- **Task statement**: Can you write out every line from the start of the records below through the line containing "ax.plot(x, terendah, color='white', lw=1.6, label='Terendah')", leaving out any pictures?

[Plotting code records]
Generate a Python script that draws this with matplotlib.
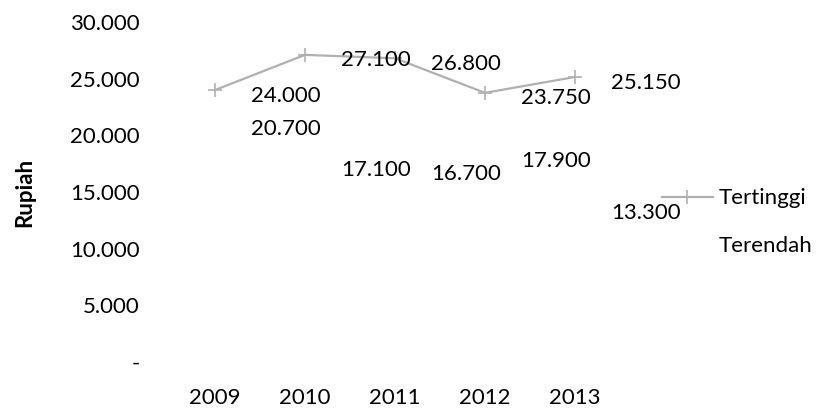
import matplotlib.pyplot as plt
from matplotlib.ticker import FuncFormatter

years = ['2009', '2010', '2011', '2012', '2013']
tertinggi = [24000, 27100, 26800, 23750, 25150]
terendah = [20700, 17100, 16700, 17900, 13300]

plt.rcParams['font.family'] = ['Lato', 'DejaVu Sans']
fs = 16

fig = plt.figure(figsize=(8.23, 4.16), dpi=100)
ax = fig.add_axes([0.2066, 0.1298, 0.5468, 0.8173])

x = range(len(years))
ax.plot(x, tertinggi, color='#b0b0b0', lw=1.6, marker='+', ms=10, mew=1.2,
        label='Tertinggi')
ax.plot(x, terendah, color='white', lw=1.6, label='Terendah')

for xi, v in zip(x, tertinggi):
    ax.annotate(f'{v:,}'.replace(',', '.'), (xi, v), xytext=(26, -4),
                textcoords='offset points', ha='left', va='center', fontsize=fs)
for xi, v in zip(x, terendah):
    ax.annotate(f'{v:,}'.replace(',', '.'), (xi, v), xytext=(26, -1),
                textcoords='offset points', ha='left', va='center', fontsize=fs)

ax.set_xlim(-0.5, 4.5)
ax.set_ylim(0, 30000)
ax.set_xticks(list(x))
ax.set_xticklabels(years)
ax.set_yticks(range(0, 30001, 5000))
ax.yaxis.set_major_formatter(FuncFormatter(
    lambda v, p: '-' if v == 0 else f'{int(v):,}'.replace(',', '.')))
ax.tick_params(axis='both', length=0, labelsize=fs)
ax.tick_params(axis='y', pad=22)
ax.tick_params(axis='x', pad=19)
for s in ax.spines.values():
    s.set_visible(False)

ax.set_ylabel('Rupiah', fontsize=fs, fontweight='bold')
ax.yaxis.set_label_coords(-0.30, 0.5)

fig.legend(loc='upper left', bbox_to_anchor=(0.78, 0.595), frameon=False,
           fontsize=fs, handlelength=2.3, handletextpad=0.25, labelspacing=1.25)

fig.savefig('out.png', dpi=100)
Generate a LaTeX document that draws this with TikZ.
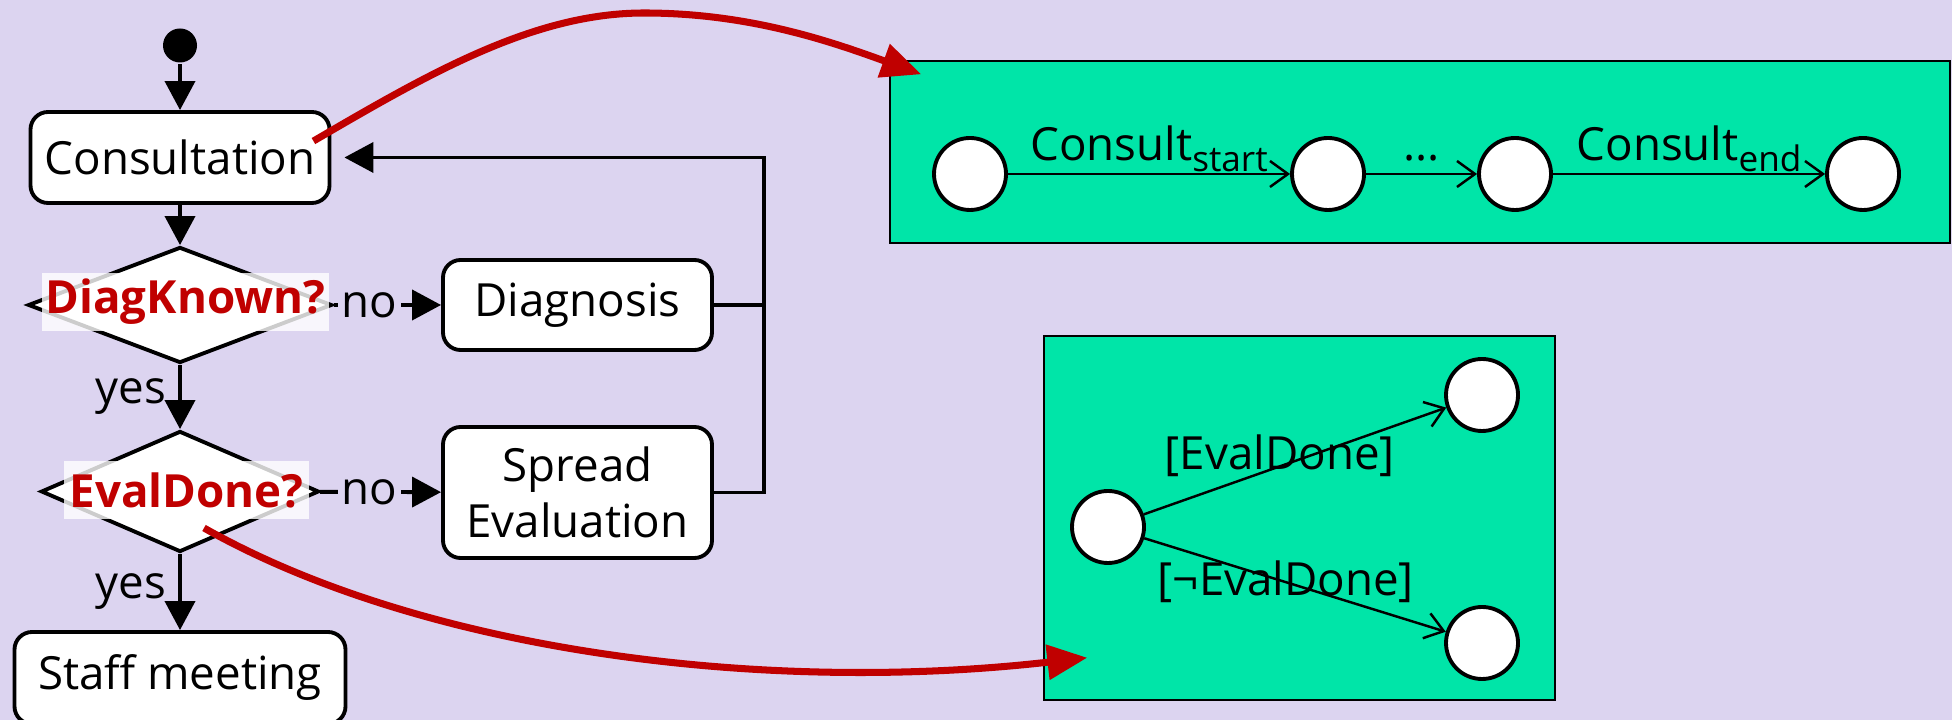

- **Result of the exercise**:
Generate a Python script that draws this with matplotlib.
import matplotlib.pyplot as plt
from matplotlib.ticker import FuncFormatter

years = ['2009', '2010', '2011', '2012', '2013']
tertinggi = [24000, 27100, 26800, 23750, 25150]
terendah = [20700, 17100, 16700, 17900, 13300]

plt.rcParams['font.family'] = ['Lato', 'DejaVu Sans']
fs = 16

fig = plt.figure(figsize=(8.23, 4.16), dpi=100)
ax = fig.add_axes([0.2066, 0.1298, 0.5468, 0.8173])

x = range(len(years))
ax.plot(x, tertinggi, color='#b0b0b0', lw=1.6, marker='+', ms=10, mew=1.2,
        label='Tertinggi')
ax.plot(x, terendah, color='white', lw=1.6, label='Terendah')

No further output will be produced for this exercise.